*Directions for this task:*
Copy the data exactly as it appears, and do not include any pictures.

*Data block:*
──────────────────────────────
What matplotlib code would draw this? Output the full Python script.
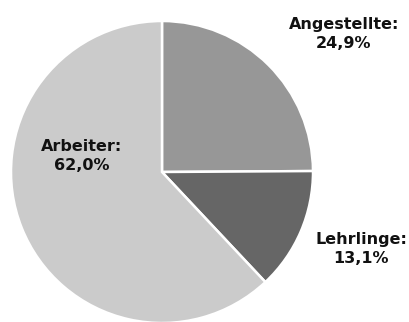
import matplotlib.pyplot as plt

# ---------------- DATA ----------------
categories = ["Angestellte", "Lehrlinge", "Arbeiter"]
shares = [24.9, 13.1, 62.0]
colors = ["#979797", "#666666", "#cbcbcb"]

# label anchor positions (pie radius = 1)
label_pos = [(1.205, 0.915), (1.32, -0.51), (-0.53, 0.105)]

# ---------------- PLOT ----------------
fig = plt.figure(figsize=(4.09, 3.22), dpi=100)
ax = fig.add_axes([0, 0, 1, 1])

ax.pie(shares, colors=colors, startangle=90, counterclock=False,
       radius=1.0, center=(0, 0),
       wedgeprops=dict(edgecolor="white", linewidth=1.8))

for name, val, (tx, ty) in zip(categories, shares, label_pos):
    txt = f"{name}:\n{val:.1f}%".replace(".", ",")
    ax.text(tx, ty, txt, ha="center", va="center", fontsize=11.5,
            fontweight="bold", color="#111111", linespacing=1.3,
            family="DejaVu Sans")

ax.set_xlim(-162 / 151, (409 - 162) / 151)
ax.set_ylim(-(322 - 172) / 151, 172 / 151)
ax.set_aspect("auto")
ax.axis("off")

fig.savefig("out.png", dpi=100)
──────────────────────────────
*The reply:*
What matplotlib code would draw this? Output the full Python script.
import matplotlib.pyplot as plt

# ---------------- DATA ----------------
categories = ["Angestellte", "Lehrlinge", "Arbeiter"]
shares = [24.9, 13.1, 62.0]
colors = ["#979797", "#666666", "#cbcbcb"]

# label anchor positions (pie radius = 1)
label_pos = [(1.205, 0.915), (1.32, -0.51), (-0.53, 0.105)]

# ---------------- PLOT ----------------
fig = plt.figure(figsize=(4.09, 3.22), dpi=100)
ax = fig.add_axes([0, 0, 1, 1])

ax.pie(shares, colors=colors, startangle=90, counterclock=False,
       radius=1.0, center=(0, 0),
       wedgeprops=dict(edgecolor="white", linewidth=1.8))

for name, val, (tx, ty) in zip(categories, shares, label_pos):
    txt = f"{name}:\n{val:.1f}%".replace(".", ",")
    ax.text(tx, ty, txt, ha="center", va="center", fontsize=11.5,
            fontweight="bold", color="#111111", linespacing=1.3,
            family="DejaVu Sans")

ax.set_xlim(-162 / 151, (409 - 162) / 151)
ax.set_ylim(-(322 - 172) / 151, 172 / 151)
ax.set_aspect("auto")
ax.axis("off")

fig.savefig("out.png", dpi=100)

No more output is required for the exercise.